Comment by Tom Cordle on February 11, 2019 at 12:59pm

Kosh   Yes,  and to my way of thinking, Jefferson is a perfect example of how a good man can have some serious flaws. I think that old saw about letting the perfect get in the way of the good applies, as happened in the 2016 election, and thus did we end up with Orange Julius Caesar instead of Hillary. 

Comment by Ron Powell on February 11, 2019 at 1:42pm

"Jefferson is a perfect example of how a good man can have some serious flaws."

Or

"...How a flawed man can do some serious good...."

There is a school of historical thought that suggests that the authors and men who signed the Declaration of Independence were all drunk on beer and wine, high on hemp, and  suffering from sleep deprivation, including Jefferson.
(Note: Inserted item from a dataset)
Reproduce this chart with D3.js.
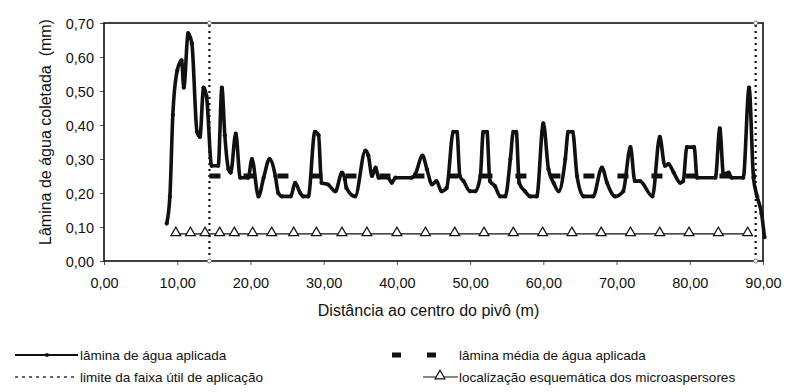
<!DOCTYPE html>
<html>
<head>
<meta charset="utf-8">
<script src="https://cdn.jsdelivr.net/npm/d3@7"></script>
<style>
    html, body { margin: 0; padding: 0; background: #fff; }
    svg { display: block; }
</style>
</head>
<body>
<div id="chart"></div>
<script>
// lâmina de água aplicada (mm) along the pivot radius (m)
const distance = [
    8.56, 9.0, 9.4, 10.0, 10.6, 10.9, 11.5, 12.0, 12.7, 13.1, 13.6, 14.0, 14.7, 15.6,
    16.1, 16.5, 17.0, 17.3, 18.0, 18.6, 19.7, 20.2, 21.1, 21.8, 22.6, 23.4, 23.8, 24.3,
    25.5, 26.1, 26.8, 27.2, 27.9, 28.8, 29.3, 29.7, 30.6, 31.6, 32.5, 32.9, 33.1, 34.3,
    35.7, 36.1, 36.6, 37.1, 37.5, 38.8, 39.3, 39.8, 42.0, 42.5, 43.5, 44.1, 44.8, 45.4,
    46.1, 46.8, 47.7, 48.2, 48.6, 49.1, 50.0, 50.7, 51.4, 51.8, 52.3, 52.7, 53.4, 54.1,
    54.8, 55.5, 55.9, 56.3, 56.7, 57.5, 58.2, 59.1, 60.0, 60.7, 61.4, 62.1, 63.0, 63.4,
    64.0, 64.6, 65.5, 66.8, 68.0, 68.7, 69.8, 70.9, 71.9, 72.5, 73.2, 74.9, 75.9, 76.6,
    77.1, 77.8, 78.7, 79.1, 79.6, 80.6, 81.0, 83.5, 84.1, 84.6, 85.3, 85.7, 87.3, 88.1,
    88.7, 89.2, 89.8, 90.2
];
const lamina = [
    0.11, 0.19, 0.43, 0.56, 0.59, 0.51, 0.67, 0.64, 0.38, 0.365, 0.51, 0.485, 0.28, 0.28,
    0.51, 0.37, 0.27, 0.26, 0.375, 0.245, 0.245, 0.30, 0.19, 0.245, 0.30, 0.25, 0.20, 0.19,
    0.19, 0.23, 0.20, 0.19, 0.19, 0.38, 0.37, 0.23, 0.225, 0.205, 0.26, 0.24, 0.215, 0.19,
    0.325, 0.31, 0.25, 0.275, 0.245, 0.245, 0.23, 0.245, 0.245, 0.255, 0.31, 0.27, 0.225, 0.235,
    0.205, 0.215, 0.38, 0.38, 0.25, 0.235, 0.205, 0.205, 0.25, 0.38, 0.38, 0.235, 0.22, 0.19,
    0.19, 0.30, 0.38, 0.38, 0.23, 0.205, 0.19, 0.19, 0.405, 0.27, 0.23, 0.205, 0.30, 0.38,
    0.38, 0.25, 0.19, 0.19, 0.275, 0.23, 0.19, 0.205, 0.335, 0.235, 0.235, 0.19, 0.365, 0.28,
    0.285, 0.26, 0.23, 0.235, 0.335, 0.335, 0.245, 0.245, 0.39, 0.255, 0.26, 0.245, 0.245, 0.51,
    0.245, 0.19, 0.14, 0.07
];

// lâmina média de água aplicada
const meanDistance = [ 14.4, 89.0 ];
const meanLamina = 0.25;

// limite da faixa útil de aplicação
const usefulLimits = [ 14.4, 89.0 ];

// localização esquemática dos microaspersores
const emitterDistance = [
    9.8, 11.8, 13.8, 15.8, 17.8, 20.3, 22.9, 25.9, 29.0, 32.5, 35.9, 40.0,
    43.9, 47.9, 51.9, 55.9, 59.9, 63.9, 67.9, 71.9, 75.9, 79.9, 83.9, 87.9
];
const emitterLevel = 0.08;

const xTicks = [ 0, 10, 20, 30, 40, 50, 60, 70, 80, 90 ];
const yTicks = [ 0, 0.1, 0.2, 0.3, 0.4, 0.5, 0.6, 0.7 ];

const legendItems = [
    'lâmina de água aplicada',
    'lâmina média de água aplicada',
    'limite da faixa útil de aplicação',
    'localização esquemática dos microaspersores'
];

const FONT = '"Liberation Sans", Arial, sans-serif';
const width = 786, height = 392;
const margin = { top: 23, right: 23, bottom: 131, left: 104 };
const innerWidth = width - margin.left - margin.right;
const innerHeight = height - margin.top - margin.bottom;

const fmt = d => d3.format( '.2f' )( d ).replace( '.', ',' );

const svg = d3.select( '#chart' ).append( 'svg' )
    .attr( 'width', width )
    .attr( 'height', height )
    .attr( 'font-family', FONT );

const chart = svg.append( 'g' )
    .attr( 'transform', `translate(${ margin.left }, ${ margin.top })` );

const xScale = d3.scaleLinear()
    .domain( [ 0, 90 ] )
    .range( [ 0, innerWidth ] );

const yScale = d3.scaleLinear()
    .domain( [ 0, 0.7 ] )
    .range( [ innerHeight, 0 ] );

// axes
const xG = chart.append( 'g' )
    .attr( 'transform', `translate(0, ${ innerHeight })` )
    .call( d3.axisBottom( xScale ).tickValues( xTicks ).tickFormat( fmt ).tickSize( 4 ).tickPadding( 12 ) );

const yG = chart.append( 'g' )
    .call( d3.axisLeft( yScale ).tickValues( yTicks ).tickFormat( fmt ).tickSize( 4 ).tickPadding( 6 ) );

[ xG, yG ].forEach( g => {
    g.select( '.domain' ).remove();
    g.attr( 'fill', null ).attr( 'font-size', 14.5 ).attr( 'font-family', FONT );
    g.selectAll( 'line' ).attr( 'stroke', '#555' );
    g.selectAll( 'text' ).attr( 'fill', '#111' ).attr( 'dy', null );
} );

// explicit baselines instead of em offsets
xG.selectAll( 'text' ).attr( 'y', 27 );
yG.selectAll( 'text' ).attr( 'y', 5 );

// frame
chart.append( 'rect' )
    .attr( 'width', innerWidth )
    .attr( 'height', innerHeight )
    .attr( 'fill', 'none' )
    .attr( 'stroke', '#111' )
    .attr( 'stroke-width', 1.6 );

// useful band limits
usefulLimits.forEach( d => {
    chart.append( 'line' )
        .attr( 'x1', xScale( d ) ).attr( 'x2', xScale( d ) )
        .attr( 'y1', yScale( 0 ) ).attr( 'y2', yScale( 0.7 ) )
        .attr( 'stroke', '#111' )
        .attr( 'stroke-width', 2.2 )
        .attr( 'stroke-dasharray', '2,4' );
    chart.selectAll( null )
        .data( [ 0, 0.7 ] )
        .enter()
        .append( 'circle' )
        .attr( 'cx', xScale( d ) )
        .attr( 'cy', v => yScale( v ) )
        .attr( 'r', 2 )
        .attr( 'fill', '#fff' )
        .attr( 'stroke', '#777' )
        .attr( 'stroke-width', 1 );
} );

// microaspersores
chart.append( 'line' )
    .attr( 'x1', xScale( d3.min( emitterDistance ) ) - 4 )
    .attr( 'x2', xScale( d3.max( emitterDistance ) ) + 4 )
    .attr( 'y1', yScale( emitterLevel ) )
    .attr( 'y2', yScale( emitterLevel ) )
    .attr( 'stroke', '#111' )
    .attr( 'stroke-width', 1.3 );

const triangle = d3.symbol().type( d3.symbolTriangle ).size( 42 );

chart.selectAll( '.emitter' )
    .data( emitterDistance )
    .enter()
    .append( 'path' )
    .attr( 'class', 'emitter' )
    .attr( 'd', triangle )
    .attr( 'transform', d => `translate(${ xScale( d ) }, ${ yScale( emitterLevel ) - 1 })` )
    .attr( 'fill', '#fff' )
    .attr( 'stroke', '#111' )
    .attr( 'stroke-width', 1.2 );

// mean line
chart.append( 'line' )
    .attr( 'x1', xScale( meanDistance[ 0 ] ) )
    .attr( 'x2', xScale( meanDistance[ 1 ] ) )
    .attr( 'y1', yScale( meanLamina ) )
    .attr( 'y2', yScale( meanLamina ) )
    .attr( 'stroke', '#111' )
    .attr( 'stroke-width', 5 )
    .attr( 'stroke-dasharray', '11,23' );

// applied depth
const points = distance.map( ( d, i ) => ( { x: d, y: lamina[ i ] } ) );

const line = d3.line()
    .x( d => xScale( d.x ) )
    .y( d => yScale( d.y ) )
    .curve( d3.curveMonotoneX );

chart.append( 'path' )
    .datum( points )
    .attr( 'd', line )
    .attr( 'fill', 'none' )
    .attr( 'stroke', '#111' )
    .attr( 'stroke-width', 3.6 )
    .attr( 'stroke-linejoin', 'round' );

chart.selectAll( '.pt' )
    .data( points )
    .enter()
    .append( 'circle' )
    .attr( 'class', 'pt' )
    .attr( 'cx', d => xScale( d.x ) )
    .attr( 'cy', d => yScale( d.y ) )
    .attr( 'r', 2.1 )
    .attr( 'fill', '#111' );

// axis titles
svg.append( 'text' )
    .attr( 'x', margin.left + innerWidth / 2 - 5 )
    .attr( 'y', 316 )
    .attr( 'text-anchor', 'middle' )
    .attr( 'font-size', 16 )
    .attr( 'fill', '#111' )
    .text( 'Distância ao centro do pivô (m)' );

svg.append( 'text' )
    .attr( 'transform', `translate(51, ${ margin.top + innerHeight / 2 - 10 }) rotate(-90)` )
    .attr( 'text-anchor', 'middle' )
    .attr( 'font-size', 16 )
    .attr( 'fill', '#111' )
    .style( 'white-space', 'pre' )
    .text( 'Lâmina de água coletada  (mm)' );

// legend
const legend = svg.append( 'g' ).attr( 'font-size', 13.5 ).attr( 'fill', '#111' );
const row1 = 355, row2 = 377;

legend.append( 'line' )
    .attr( 'x1', 15 ).attr( 'x2', 78 ).attr( 'y1', row1 ).attr( 'y2', row1 )
    .attr( 'stroke', '#111' ).attr( 'stroke-width', 2.2 );
legend.append( 'circle' )
    .attr( 'cx', 47 ).attr( 'cy', row1 ).attr( 'r', 2 ).attr( 'fill', '#111' );
legend.append( 'text' ).attr( 'x', 80 ).attr( 'y', row1 + 5 ).text( legendItems[ 0 ] );

legend.append( 'line' )
    .attr( 'x1', 15 ).attr( 'x2', 78 ).attr( 'y1', row2 ).attr( 'y2', row2 )
    .attr( 'stroke', '#333' ).attr( 'stroke-width', 1.6 ).attr( 'stroke-dasharray', '3,4' );
legend.append( 'text' ).attr( 'x', 80 ).attr( 'y', row2 + 5 ).text( legendItems[ 2 ] );

legend.append( 'line' )
    .attr( 'x1', 392 ).attr( 'x2', 442 ).attr( 'y1', row1 ).attr( 'y2', row1 )
    .attr( 'stroke', '#111' ).attr( 'stroke-width', 5 ).attr( 'stroke-dasharray', '9,26' );
legend.append( 'text' ).attr( 'x', 459 ).attr( 'y', row1 + 5 ).text( legendItems[ 1 ] );

legend.append( 'line' )
    .attr( 'x1', 423 ).attr( 'x2', 458 ).attr( 'y1', row2 ).attr( 'y2', row2 )
    .attr( 'stroke', '#111' ).attr( 'stroke-width', 1.2 );
legend.append( 'path' )
    .attr( 'd', triangle )
    .attr( 'transform', `translate(440, ${ row2 - 1 })` )
    .attr( 'fill', '#fff' ).attr( 'stroke', '#111' ).attr( 'stroke-width', 1.2 );
legend.append( 'text' ).attr( 'x', 459 ).attr( 'y', row2 + 5 ).text( legendItems[ 3 ] );
</script>
</body>
</html>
Comment by koshersalaami on February 11, 2019 at 1:55pm

That would make a good case for increased use of hemp and beer

Comment by Ron Powell on February 11, 2019 at 2:19pm

Anyone who was "driven off this site" due to.the criticism of their flawed thinking and/or their expression of it, has neither the inclination, nor the courage, to "get it right"...

Those are the folks who sincerely believe(d) that they had/have it right and are/were threatened by challenges to their self-righteous views of themselves and their opinions.

The people who have the courage of their convictions and the strength to learn from open. honest, and candid discourse,  discussion, and debate are still here making a sincere effort to 'get it right'...

If your criteria for continuing as a viable and contributing member of this community had any validity at all, I should have been "driven off this site" long ago.

I don't believe that I have been in full and complete agreement with Tom on everything he has written here, but I admire and defend his willingness to take the 'incoming' on issues he believes in and will stand with him in that regard whenever the situation or circumstance call for me to do so...

What I'd like to know is, why do so many here feel it necessary to be popular in an echo chamber?